Remix.run Logo
aurareturn 5 hours ago

Don’t forget that the 8B model requires 10 of said chips to run.

And it’s a 3bit quant. So 3GB ram requirement.

If they run 8B using native 16bit quant, it will use 60 H100 sized chips.

dust42 5 hours ago | parent [-]

> Don’t forget that the 8B model requires 10 of said chips to run.

Are you sure about that? If true it would definitely make it look a lot less interesting.

aurareturn 5 hours ago | parent [-]

Their 2.4 kW is for 10 chips it seems based on the next platform article.

I assume they need all 10 chips for their 8B q3 model. Otherwise, they would have said so or they would have put a more impressive model as the demo.

https://www.nextplatform.com/2026/02/19/taalas-etches-ai-mod...

audunw 5 hours ago | parent [-]

It doesn’t make any sense to think you need the whole server to run one model. It’s much more likely that each server runs 10 instances of the model

1. It doesn’t make sense in terms of architecture. It’s one chip. You can’t split one model over 10 identical hardwire chips

2. It doesn’t add up with their claims of better power efficiency. 2.4kW for one model would be really bad.

aurareturn 4 hours ago | parent | next [-]

We are both wrong.

First, it is likely one chip for llama 8B q3 with 1k context size.

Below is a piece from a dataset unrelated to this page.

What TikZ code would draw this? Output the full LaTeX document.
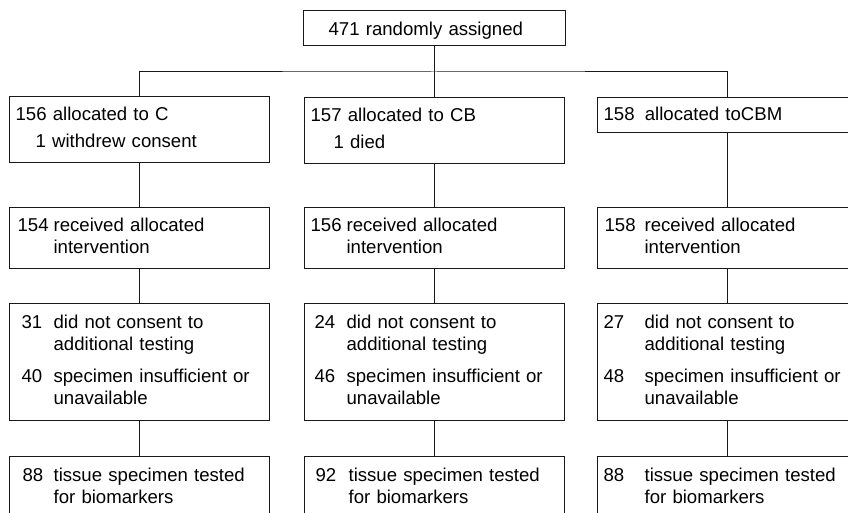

This could fit into around 3GB of SRAM which is about the theoretical maximum for TSMC N6 reticle limit.

Second, their plan is to etch larger models across multiple connected chips. It’s physically impossible to run bigger models otherwise since 3GB SRAM is about the max you can have on an 850mm2 chip.

  followed by a frontier-class large language model running inference across a collection of HC cards by year-end under its HC2 architecture
https://mlq.ai/news/taalas-secures-169m-funding-to-develop-a...
moralestapia 5 hours ago | parent | prev [-]

Thanks for having a brain.

Not sure who started that "split into 10 chips" claim, it's just dumb.

This is Llama 3B hardcoded (literally) on one chip. That's what the startup is about, they emphasize this multiple times.

aurareturn 4 hours ago | parent [-]

It’s just dumb to think that one chip per model is their plan. They stated that their plan is to chain multiple chips together.

I was indeed wrong about 10 chips. I thought they would use llama 8B 16bit and a few thousand context size. It turns out, they used llama 8B 3bit with around 1k context size. That made me assume they must have chained multiple chips together since the max SRAM on TSMC n6 for reticle sized chip is only around 3GB.